In the present study, the concentration of released silver and vanadium ions was evaluated in the 24 h period, corresponding to the release time of the extracts for cell viability. It was found that the release was proportional to the concentration of AgVO3 incorporated. The AH Plus modified groups showed the lowest concentration of released ions. This may have been due to the way this sealer is mixed; the manufacturer recommendations ask for equal proportions of the two pastes, and the higher proportion of resinous components could prevent the release of ions from the nanomaterial [39].

Sealer 26 and Endomethasone N released higher concentrations of vanadium ions, especially for the groups incorporated with 10% AgVO3. The greater solubility of Endomethasone N, verified in a previous study [14], corroborates the findings of this study, and can be related to the higher cytotoxic effect. In this study, only the release of silver and vanadium was evaluated, however, the chemical elements of the original sealer might also influence the cytotoxicity, as mentioned previously.

Despite the low concentrations of Ag+ released by the AH Plus groups, these were higher than the concentrations of V4+ and V5+. Thus, the influence of AgVO3 on the cytotoxicity of modified AH Plus groups could be attributed to silver, although present in low concentrations. For Sealer 26 and Endomethasone N sealers, high concentrations of vanadium ions were released. However, the cytotoxicity cannot be attributed to vanadium, as there was no statistical difference between groups with and without AgVO3.

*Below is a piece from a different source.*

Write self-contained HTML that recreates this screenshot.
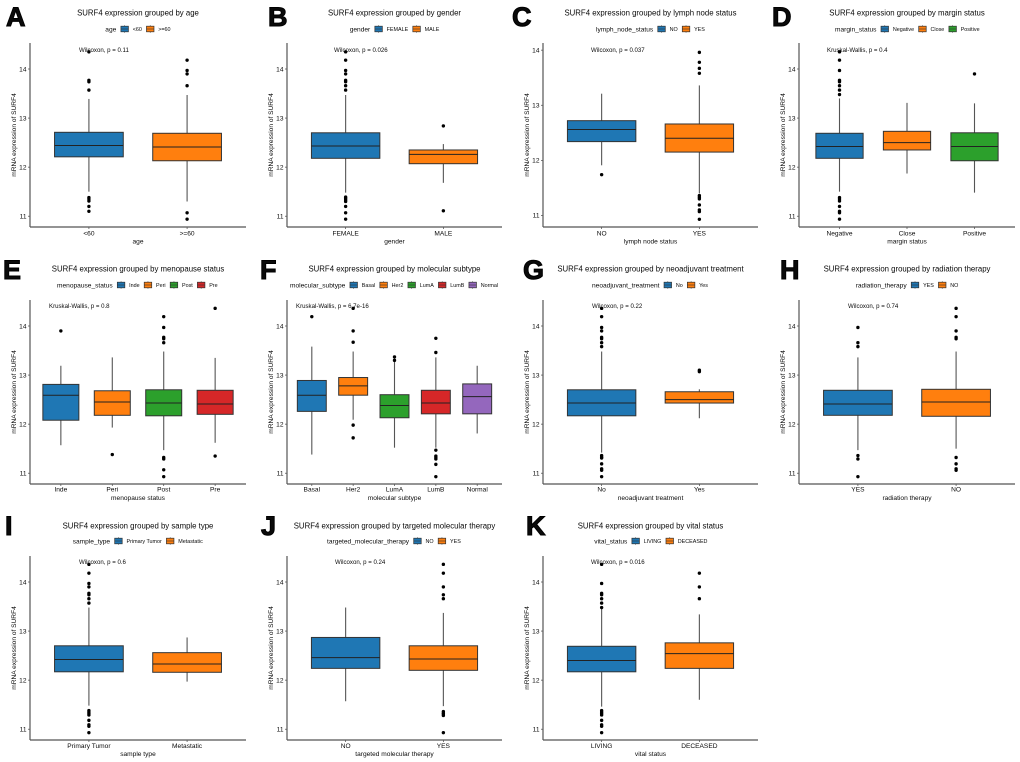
<!DOCTYPE html>
<html lang="en">
<head>
<meta charset="utf-8">
<title>SURF4 expression boxplots</title>
<style>
html,body{margin:0;padding:0;background:#fff;width:1020px;height:762px;overflow:hidden}
svg{display:block;filter:blur(0.35px)}
text{font-family:"Liberation Sans",sans-serif;fill:#0a0a0a}
</style>
</head>
<body>
<svg id="figure" xmlns="http://www.w3.org/2000/svg" width="1020" height="762" viewBox="0 0 1020 762"></svg>
<script>
const palette = ['#1F77B4', '#FF7F0E', '#2CA02C', '#D62728', '#9467BD'];
const yTickValues = [11, 12, 13, 14];

const aCats = ['<60', '>=60'];
const aQ1 = [12.21, 12.13];
const aMed = [12.44, 12.41];
const aQ3 = [12.71, 12.69];
const aLow = [11.50, 11.30];
const aHigh = [13.39, 13.47];
const aOut = [[14.35, 13.77, 13.74, 13.57, 11.38, 11.35, 11.31, 11.20, 11.10], [14.18, 13.97, 13.90, 13.66, 11.07, 10.94]];

const bCats = ['FEMALE', 'MALE'];
const bQ1 = [12.18, 12.07];
const bMed = [12.43, 12.26];
const bQ3 = [12.70, 12.35];
const bLow = [11.48, 11.68];
const bHigh = [13.47, 12.47];
const bOut = [[14.35, 14.18, 13.97, 13.90, 13.77, 13.74, 13.66, 13.57, 11.39, 11.36, 11.33, 11.30, 11.20, 11.07, 10.94], [12.84, 11.11]];

const cCats = ['NO', 'YES'];
const cQ1 = [12.34, 12.15];
const cMed = [12.56, 12.40];
const cQ3 = [12.72, 12.66];
const cLow = [11.91, 11.40];
const cHigh = [13.21, 13.36];
const cOut = [[11.74], [13.96, 13.78, 13.67, 13.58, 11.36, 11.33, 11.30, 11.19, 11.10, 11.07, 10.93]];

const dCats = ['Negative', 'Close', 'Positive'];
const dQ1 = [12.18, 12.35, 12.13];
const dMed = [12.42, 12.50, 12.42];
const dQ3 = [12.69, 12.73, 12.70];
const dLow = [11.50, 11.87, 11.48];
const dHigh = [13.40, 13.31, 13.30];
const dOut = [[14.35, 14.18, 13.97, 13.77, 13.74, 13.66, 13.57, 13.48, 11.38, 11.35, 11.31, 11.20, 11.10, 11.07, 10.94], [], [13.90]];

const eCats = ['Inde', 'Peri', 'Post', 'Pre'];
const eQ1 = [12.08, 12.18, 12.17, 12.20];
const eMed = [12.59, 12.45, 12.43, 12.41];
const eQ3 = [12.81, 12.68, 12.70, 12.69];
const eLow = [11.57, 11.93, 11.47, 11.62];
const eHigh = [13.19, 13.36, 13.48, 13.35];
const eOut = [[13.90], [11.38], [14.19, 13.97, 13.77, 13.74, 13.66, 11.32, 11.29, 11.07, 10.93], [14.36, 11.35]];

const fCats = ['Basal', 'Her2', 'LumA', 'LumB', 'Normal'];
const fQ1 = [12.26, 12.59, 12.13, 12.21, 12.21];
const fMed = [12.59, 12.78, 12.38, 12.43, 12.56];
const fQ3 = [12.89, 12.95, 12.60, 12.69, 12.82];
const fLow = [11.38, 12.09, 11.52, 11.52, 11.81];
const fHigh = [13.58, 13.48, 13.33, 13.36, 13.19];
const fOut = [[14.19], [14.36, 13.90, 13.67, 11.98, 11.72], [13.37, 13.30], [13.75, 13.46, 11.47, 11.35, 11.32, 11.29, 11.18, 10.93], []];

const gCats = ['No', 'Yes'];
const gQ1 = [12.17, 12.43];
const gMed = [12.43, 12.50];
const gQ3 = [12.70, 12.66];
const gLow = [11.42, 12.12];
const gHigh = [13.48, 12.71];
const gOut = [[14.36, 14.19, 13.97, 13.90, 13.77, 13.74, 13.66, 13.58, 11.36, 11.33, 11.31, 11.19, 11.09, 11.06, 10.93], [13.10, 13.07]];

const hCats = ['YES', 'NO'];
const hQ1 = [12.18, 12.16];
const hMed = [12.41, 12.45];
const hQ3 = [12.69, 12.71];
const hLow = [11.47, 11.50];
const hHigh = [13.36, 13.48];
const hOut = [[13.97, 13.66, 13.58, 11.36, 11.29, 10.93], [14.36, 14.19, 13.90, 13.77, 13.74, 11.32, 11.19, 11.09, 11.06]];

const iCats = ['Primary Tumor', 'Metastatic'];
const iQ1 = [12.17, 12.16];
const iMed = [12.42, 12.33];
const iQ3 = [12.70, 12.56];
const iLow = [11.48, 11.97];
const iHigh = [13.48, 12.87];
const iOut = [[14.36, 14.18, 13.97, 13.90, 13.77, 13.74, 13.66, 13.57, 11.38, 11.35, 11.32, 11.29, 11.18, 11.09, 11.06, 10.93], []];

const jCats = ['NO', 'YES'];
const jQ1 = [12.24, 12.20];
const jMed = [12.46, 12.43];
const jQ3 = [12.87, 12.70];
const jLow = [11.57, 11.47];
const jHigh = [13.48, 13.37];
const jOut = [[], [14.36, 14.18, 13.90, 13.74, 13.66, 11.36, 11.33, 11.31, 11.28, 10.93]];

const kCats = ['LIVING', 'DECEASED'];
const kQ1 = [12.17, 12.24];
const kMed = [12.40, 12.54];
const kQ3 = [12.69, 12.76];
const kLow = [11.46, 11.60];
const kHigh = [13.48, 13.34];
const kOut = [[14.36, 13.97, 13.77, 13.74, 13.66, 13.57, 13.48, 11.38, 11.35, 11.32, 11.29, 11.18, 11.09, 11.06, 10.93], [14.18, 13.90, 13.66]];

const panels = [
  {id:'a', title:'SURF4 expression grouped by age', legend:'age', xTitle:'age', note:'Wilcoxon, p = 0.11', cats:aCats, q1:aQ1, med:aMed, q3:aQ3, low:aLow, high:aHigh, out:aOut, l:30, r:246, row:0, noteX:79, legendX:105.3, letterX:6, dom:[10.78,14.53]},
  {id:'b', title:'SURF4 expression grouped by gender', legend:'gender', xTitle:'gender', note:'Wilcoxon, p = 0.026', cats:bCats, q1:bQ1, med:bMed, q3:bQ3, low:bLow, high:bHigh, out:bOut, l:287, r:502, row:0, noteX:334, legendX:349.7, letterX:268, dom:[10.78,14.53]},
  {id:'c', title:'SURF4 expression grouped by lymph node status', legend:'lymph_node_status', xTitle:'lymph node status', note:'Wilcoxon, p = 0.037', cats:cCats, q1:cQ1, med:cMed, q3:cQ3, low:cLow, high:cHigh, out:cOut, l:543, r:758, row:0, noteX:591, legendX:596, letterX:512, dom:[10.79,14.13]},
  {id:'d', title:'SURF4 expression grouped by margin status', legend:'margin_status', xTitle:'margin status', note:'Kruskal-Wallis, p = 0.4', cats:dCats, q1:dQ1, med:dMed, q3:dQ3, low:dLow, high:dHigh, out:dOut, l:799, r:1015, row:0, noteX:827, legendX:835, letterX:772, dom:[10.78,14.53]},
  {id:'e', title:'SURF4 expression grouped by menopause status', legend:'menopause_status', xTitle:'menopause status', note:'Kruskal-Wallis, p = 0.8', cats:eCats, q1:eQ1, med:eMed, q3:eQ3, low:eLow, high:eHigh, out:eOut, l:30, r:246, row:1, noteX:49, legendX:57, letterX:3, dom:[10.78,14.53]},
  {id:'f', title:'SURF4 expression grouped by molecular subtype', legend:'molecular_subtype', xTitle:'molecular subtype', note:'Kruskal-Wallis, p = 6.7e-16', cats:fCats, q1:fQ1, med:fMed, q3:fQ3, low:fLow, high:fHigh, out:fOut, l:287, r:502, row:1, noteX:296, legendX:290, letterX:260, dom:[10.78,14.53]},
  {id:'g', title:'SURF4 expression grouped by neoadjuvant treatment', legend:'neoadjuvant_treatment', xTitle:'neoadjuvant treatment', note:'Wilcoxon, p = 0.22', cats:gCats, q1:gQ1, med:gMed, q3:gQ3, low:gLow, high:gHigh, out:gOut, l:543, r:758, row:1, noteX:592, legendX:592, letterX:523, dom:[10.78,14.53]},
  {id:'h', title:'SURF4 expression grouped by radiation therapy', legend:'radiation_therapy', xTitle:'radiation therapy', note:'Wilcoxon, p = 0.74', cats:hCats, q1:hQ1, med:hMed, q3:hQ3, low:hLow, high:hHigh, out:hOut, l:799, r:1015, row:1, noteX:848, legendX:855.7, letterX:780, dom:[10.78,14.53]},
  {id:'i', title:'SURF4 expression grouped by sample type', legend:'sample_type', xTitle:'sample type', note:'Wilcoxon, p = 0.6', cats:iCats, q1:iQ1, med:iMed, q3:iQ3, low:iLow, high:iHigh, out:iOut, l:30, r:246, row:2, noteX:79, legendX:72.7, letterX:5, dom:[10.78,14.53]},
  {id:'j', title:'SURF4 expression grouped by targeted molecular therapy', legend:'targeted_molecular_therapy', xTitle:'targeted molecular therapy', note:'Wilcoxon, p = 0.24', cats:jCats, q1:jQ1, med:jMed, q3:jQ3, low:jLow, high:jHigh, out:jOut, l:287, r:502, row:2, noteX:335, legendX:327, letterX:261, dom:[10.78,14.53]},
  {id:'k', title:'SURF4 expression grouped by vital status', legend:'vital_status', xTitle:'vital status', note:'Wilcoxon, p = 0.016', cats:kCats, q1:kQ1, med:kMed, q3:kQ3, low:kLow, high:kHigh, out:kOut, l:543, r:758, row:2, noteX:591, legendX:594.3, letterX:526, dom:[10.78,14.53]}
];

const rowTop = [43, 300, 556];
const rowBottom = [227, 484, 740];
const rowTitleY = [13, 269, 526];
const rowLegendY = [29, 285, 541];
const rowNoteY = [50, 306, 562];
const rowTickY = [233, 489, 745.5];
const rowXTitleY = [241, 497.5, 753.5];
const rowLetterY = [26, 279, 535];

const NS = 'http://www.w3.org/2000/svg';
const root = document.getElementById('figure');

function mk(tag, attrs, parent, content) {
  const node = document.createElementNS(NS, tag);
  for (const key in attrs) node.setAttribute(key, attrs[key]);
  if (content !== undefined) node.textContent = content;
  parent.appendChild(node);
  return node;
}

function drawLegend(p, g, palette) {
  const cy = rowLegendY[p.row];
  let x = p.legendX;
  const lt = mk('text', {x: x, y: cy + 2.3, 'font-size': 6.6}, g, p.legend);
  
  
  x += lt.getComputedTextLength() + 4.6;
  p.cats.forEach(function (cat, i) {
    const entry = mk('g', {}, g);
    
    
    const mid = x + 3.75;
    const wl = mk('line', {x1: mid, x2: mid, y1: cy - 3.8, y2: cy + 3.8, stroke: '#444', 'stroke-width': 0.6}, entry);
    
    
    const key = mk('rect', {x: x, y: cy - 2.8, width: 7.5, height: 5.6, fill: palette[i], stroke: '#333', 'stroke-width': 0.7}, entry);
    
    
    const km = mk('line', {x1: x, x2: x + 7.5, y1: cy, y2: cy, stroke: '#333', 'stroke-width': 0.6}, entry);
    
    
    x += 7.5 + 4.3;
    const label = mk('text', {x: x, y: cy + 1.9, 'font-size': 5.4}, entry, cat);
    
    
    x += label.getComputedTextLength() + 4.6;
  });
}

function drawPanel(p) {
  const top = rowTop[p.row], bottom = rowBottom[p.row];
  const yScale = function (v) { return bottom - (v - p.dom[0]) / (p.dom[1] - p.dom[0]) * (bottom - top); };
  const unit = (p.r - p.l) / (p.cats.length + 0.2);
  const xScale = function (i) { return p.l + (0.6 + i) * unit; };
  const boxW = unit * 0.7;
  const cx = (p.l + p.r) / 2;

  const g = mk('g', {}, root);
  
  

  const letter = mk('text', {x: p.letterX, y: rowLetterY[p.row], 'font-size': 27, 'font-weight': 'bold', fill: '#000', stroke: '#000', 'stroke-width': 1}, g, p.id.toUpperCase());
  
  

  const title = mk('text', {x: cx, y: rowTitleY[p.row] + 2.7, 'font-size': 7.8, 'text-anchor': 'middle'}, g, p.title);
  
  

  drawLegend(p, g, palette);

  p.cats.forEach(function (cat, i) {
    const x = xScale(i);
    const group = mk('g', {}, g);
    
    

    const whisker = mk('line', {x1: x, x2: x, y1: yScale(p.low[i]), y2: yScale(p.high[i]), stroke: '#555', 'stroke-width': 1.1}, group);
    
    

    const box = mk('rect', {x: x - boxW / 2, y: yScale(p.q3[i]), width: boxW, height: yScale(p.q1[i]) - yScale(p.q3[i]), fill: palette[i], stroke: '#333', 'stroke-width': 1}, group);
    
    

    const median = mk('line', {x1: x - boxW / 2, x2: x + boxW / 2, y1: yScale(p.med[i]), y2: yScale(p.med[i]), stroke: '#222', 'stroke-width': 1}, group);
    
    

    p.out[i].forEach(function (v) {
      const dot = mk('circle', {cx: x, cy: yScale(v), r: 1.7, fill: '#000'}, group);
      
      
    });

    const tick = mk('line', {x1: x, x2: x, y1: bottom, y2: bottom + 2, stroke: '#444', 'stroke-width': 0.7}, g);
    
    

    const tl = mk('text', {x: x, y: rowTickY[p.row] + 2.3, 'font-size': 6.6, 'text-anchor': 'middle'}, g, cat);
    
    
  });

  const note = mk('text', {x: p.noteX, y: rowNoteY[p.row] + 2.1, 'font-size': 6.1}, g, p.note);
  
  

  yTickValues.forEach(function (v) {
    const y = yScale(v);
    const tick = mk('line', {x1: p.l - 2, x2: p.l, y1: y, y2: y, stroke: '#444', 'stroke-width': 0.7}, g);
    
    
    const tl = mk('text', {x: p.l - 3.5, y: y + 2.3, 'font-size': 6.6, 'text-anchor': 'end'}, g, String(v));
    
    
  });

  const yAxis = mk('line', {x1: p.l, x2: p.l, y1: top, y2: bottom, stroke: '#555', 'stroke-width': 1.2}, g);
  
  
  const xAxis = mk('line', {x1: p.l, x2: p.r, y1: bottom, y2: bottom, stroke: '#555', 'stroke-width': 1.2}, g);
  
  

  const xt = mk('text', {x: cx, y: rowXTitleY[p.row] + 2.3, 'font-size': 6.6, 'text-anchor': 'middle'}, g, p.xTitle);
  
  

  const yMid = (top + bottom) / 2;
  const yt = mk('text', {x: 0, y: 0, 'font-size': 6.6, 'text-anchor': 'middle', transform: 'translate(' + (p.l - 14) + ',' + yMid + ') rotate(-90)'}, g, 'mRNA expression of SURF4');
  
  
}

panels.forEach(drawPanel);
</script>
</body>
</html>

The results observed in this study support that, despite the effects observed on HGF viability, the original compositions of the commercial sealers are cytotoxic for HGF cells. In addition, the release of silver and vanadium ions assists in the antimicrobial activity of these sealers. Future investigations about genotoxic potential should be undertaken.

Conclusion

HGF cells viability was inversely proportional to the exposure time of the cells to the extracts. It was not possible to confirm the influence of AgVO3 on HGF cell viability to Sealer 26 and Endomethasone N, however, nanomaterial influenced cell viability to AH Plus, so the commercial sealers can be cytotoxic in synergy with the nanomaterial. Nevertheless, the release of Ag+ and V4+/V5+ was proportional to the AgVO3 incorporated, being essential for the maintenance of the antimicrobial effect.